DistCp provides a strategy to “dynamically” size maps, allowing faster DataNodes to copy more bytes than slower nodes.

Map Sizing

By default, DistCp makes an attempt to size each map comparably so that each copies roughly the same number of bytes. Note that files are the finest level of granularity, so increasing the number of simultaneous copiers (i.e. maps) may not always increase the number of simultaneous copies nor the overall throughput.

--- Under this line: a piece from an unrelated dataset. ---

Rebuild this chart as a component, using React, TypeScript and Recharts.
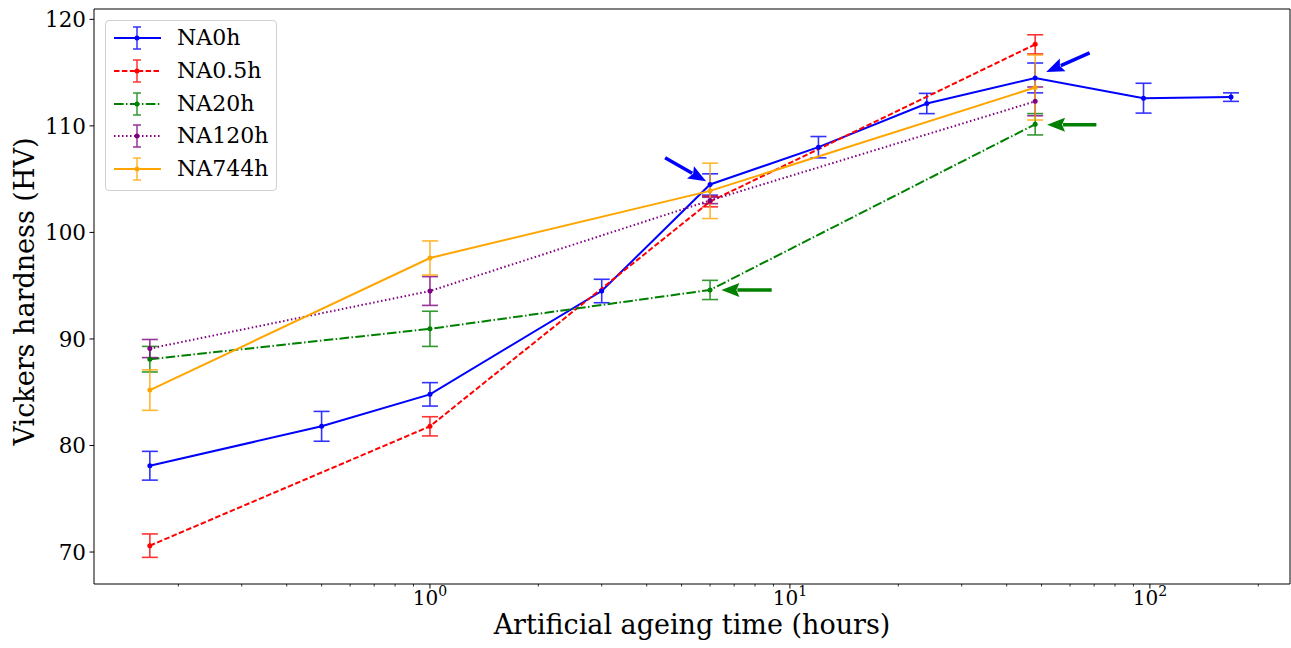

Using the dynamic strategy (explained in the Architecture), rather than assigning a fixed set of source files to each map task, files are instead split into several sets. The number of sets exceeds the number of maps, usually by a factor of 2-3. Each map picks up and c opies all files listed in a chunk. When a chunk is exhausted, a new chunk is acquired and processed, until no more chunks remain.

By not assigning a source path to a fixed map, faster map tasks (i.e. DataNodes) are able to consume more chunks -- and thus copy more data -- than slower nodes. While this distribution is not uniform, it is fair with regard to each mapper’s capacity.

The dynamic strategy provides superior performance under most conditions.

Tuning the number of maps to the size of the source and destination clusters, the size of the copy, and the available bandwidth is recommended for long-running and regularly run jobs.

Copying Between Major Versions of HDFS

For copying between two different versions of Hadoop, you can usually use WebHDFS.

MapReduce and Other Side-Effects

As mentioned previously, should a map fail to copy one of its inputs, there will be several side-effects.

  • Unless -overwrite is specified, files successfully copied by a previous map will be marked as “skipped” on a re-execution.

  • If a map fails mapreduce.map.maxattempts times, the remaining map tasks will be killed (unless -i is set).

  • If mapreduce.map.speculative is set final and true, the result of the copy is undefined.